# Description of the task:
Leave out the pictures and repeat the data exactly.

# # #

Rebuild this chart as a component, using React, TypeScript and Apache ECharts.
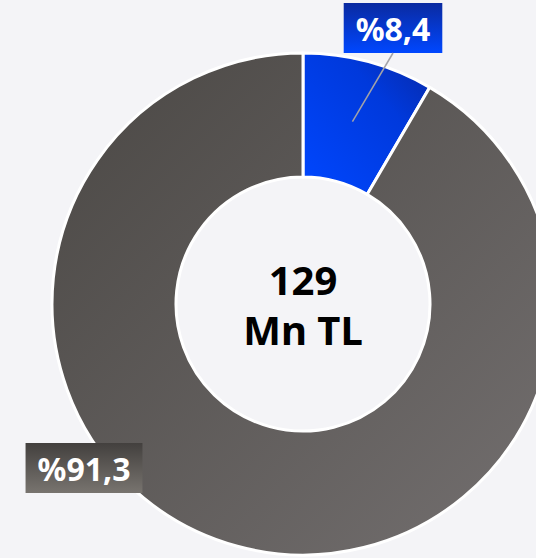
import React, { useEffect, useRef } from "react";
import * as echarts from "echarts";

const categories = ["Mavi", "Gri"];
const values = [8.4, 91.3];
const labelTexts = ["%8,4", "%91,3"];
const centerText = ["129", "Mn TL"];

const CX = 303;
const CY = 304;
const R0 = 127;
const R1 = 251;
const labelPos = [
  [393, 28],
  [84, 468],
];

export default function App() {
  const ref = useRef<HTMLDivElement>(null);
  useEffect(() => {
    const chart = echarts.init(ref.current!, undefined, { renderer: "svg" });
    const total = values.reduce((a, b) => a + b, 0);
    const mids: number[][] = [];
    let cum = 0;
    values.forEach((v) => {
      const ang = ((cum + v / 2) / total) * 2 * Math.PI;
      const rm = (R0 + R1) / 2;
      mids.push([CX + rm * Math.sin(ang), CY - rm * Math.cos(ang)]);
      cum += v;
    });
    const sliceColors = [
      new echarts.graphic.LinearGradient(1, 0, 0, 1, [
        { offset: 0, color: "#0829a6" },
        { offset: 0.35, color: "#0039dc" },
        { offset: 1, color: "#0047ff" },
      ]),
      new echarts.graphic.LinearGradient(0, 0, 1, 1, [
        { offset: 0, color: "#4a4744" },
        { offset: 1, color: "#747070" },
      ]),
    ];
    const boxColors = [
      new echarts.graphic.LinearGradient(0, 0, 0, 1, [
        { offset: 0, color: "#0a2aa0" },
        { offset: 1, color: "#0047ff" },
      ]),
      new echarts.graphic.LinearGradient(0, 0, 0, 1, [
        { offset: 0, color: "#43403e" },
        { offset: 1, color: "#78746f" },
      ]),
    ];
    chart.setOption({
      animation: false,
      backgroundColor: "#f4f4f7",
      graphic: [
        {
          type: "text",
          x: CX,
          y: CY,
          style: {
            text: centerText.join("\n"),
            x: 0,
            y: 0,
            align: "center",
            verticalAlign: "middle",
            font: "bold 40px 'Noto Sans'",
            lineHeight: 50,
            fill: "#000000",
          },
        },
        {
          type: "line",
          z: 100,
          shape: {
            x1: mids[0][0],
            y1: mids[0][1],
            x2: labelPos[0][0],
            y2: labelPos[0][1] + 25,
          },
          style: { stroke: "#a3a3a8", lineWidth: 1.5 },
        },
      ],
      series: [
        {
          type: "pie",
          center: [CX, CY],
          radius: [R0, R1],
          startAngle: 90,
          clockwise: true,
          avoidLabelOverlap: false,
          emphasis: { disabled: true },
          itemStyle: { borderColor: "#ffffff", borderWidth: 3 },
          label: {
            show: true,
            position: "outside",
            color: "#ffffff",
            fontFamily: "Noto Sans",
            fontWeight: "bold",
            fontSize: 32,
            lineHeight: 50,
            padding: [0, 12],
          },
          labelLine: { show: false },
          labelLayout: (params: any) => {
            const i = params.dataIndex;
            const [lx, ly] = labelPos[i];
            return {
              x: lx,
              y: ly,
              align: "center",
              verticalAlign: "middle",
            };
          },
          data: values.map((v, i) => ({
            name: categories[i],
            value: v,
            itemStyle: { color: sliceColors[i] },
            label: {
              formatter: labelTexts[i],
              backgroundColor: boxColors[i],
            },
          })),
        },
      ],
    });
    return () => chart.dispose();
  }, []);
  return (
    <div
      ref={ref}
      style={{
        position: "fixed",
        left: 0,
        top: 0,
        width: 536,
        height: 558,
        background: "#f4f4f7",
      }}
    />
  );
}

# # #

# Reply:
Rebuild this chart as a component, using React, TypeScript and Apache ECharts.
import React, { useEffect, useRef } from "react";
import * as echarts from "echarts";

const categories = ["Mavi", "Gri"];
const values = [8.4, 91.3];
const labelTexts = ["%8,4", "%91,3"];
const centerText = ["129", "Mn TL"];

const CX = 303;
const CY = 304;
const R0 = 127;
const R1 = 251;
const labelPos = [
  [393, 28],
  [84, 468],
];

export default function App() {
  const ref = useRef<HTMLDivElement>(null);
  useEffect(() => {
    const chart = echarts.init(ref.current!, undefined, { renderer: "svg" });
    const total = values.reduce((a, b) => a + b, 0);
    const mids: number[][] = [];
    let cum = 0;
    values.forEach((v) => {
      const ang = ((cum + v / 2) / total) * 2 * Math.PI;
      const rm = (R0 + R1) / 2;
      mids.push([CX + rm * Math.sin(ang), CY - rm * Math.cos(ang)]);
      cum += v;
    });
    const sliceColors = [
      new echarts.graphic.LinearGradient(1, 0, 0, 1, [
        { offset: 0, color: "#0829a6" },
        { offset: 0.35, color: "#0039dc" },
        { offset: 1, color: "#0047ff" },
      ]),
      new echarts.graphic.LinearGradient(0, 0, 1, 1, [
        { offset: 0, color: "#4a4744" },
        { offset: 1, color: "#747070" },
      ]),
    ];
    const boxColors = [
      new echarts.graphic.LinearGradient(0, 0, 0, 1, [
        { offset: 0, color: "#0a2aa0" },
        { offset: 1, color: "#0047ff" },
      ]),
      new echarts.graphic.LinearGradient(0, 0, 0, 1, [
        { offset: 0, color: "#43403e" },
        { offset: 1, color: "#78746f" },
      ]),
    ];
    chart.setOption({
      animation: false,
      backgroundColor: "#f4f4f7",
      graphic: [
        {
          type: "text",
          x: CX,
          y: CY,
          style: {
            text: centerText.join("\n"),
            x: 0,
            y: 0,
            align: "center",
            verticalAlign: "middle",
            font: "bold 40px 'Noto Sans'",
            lineHeight: 50,
            fill: "#000000",
          },
        },
        {
          type: "line",
          z: 100,
          shape: {
            x1: mids[0][0],
            y1: mids[0][1],
            x2: labelPos[0][0],
            y2: labelPos[0][1] + 25,
          },
          style: { stroke: "#a3a3a8", lineWidth: 1.5 },
        },
      ],
      series: [
        {
          type: "pie",
          center: [CX, CY],
          radius: [R0, R1],
          startAngle: 90,
          clockwise: true,
          avoidLabelOverlap: false,
          emphasis: { disabled: true },
          itemStyle: { borderColor: "#ffffff", borderWidth: 3 },
          label: {
            show: true,
            position: "outside",
            color: "#ffffff",
            fontFamily: "Noto Sans",
            fontWeight: "bold",
            fontSize: 32,
            lineHeight: 50,
            padding: [0, 12],
          },
          labelLine: { show: false },
          labelLayout: (params: any) => {
            const i = params.dataIndex;
            const [lx, ly] = labelPos[i];
            return {
              x: lx,
              y: ly,
              align: "center",
              verticalAlign: "middle",
            };
          },
          data: values.map((v, i) => ({
            name: categories[i],
            value: v,
            itemStyle: { color: sliceColors[i] },
            label: {
              formatter: labelTexts[i],
              backgroundColor: boxColors[i],
            },
          })),
        },
      ],
    });
    return () => chart.dispose();
  }, []);
  return (
    <div
      ref={ref}
      style={{
        position: "fixed",
        left: 0,
        top: 0,
        width: 536,
        height: 558,
        background: "#f4f4f7",
      }}
    />
  );
}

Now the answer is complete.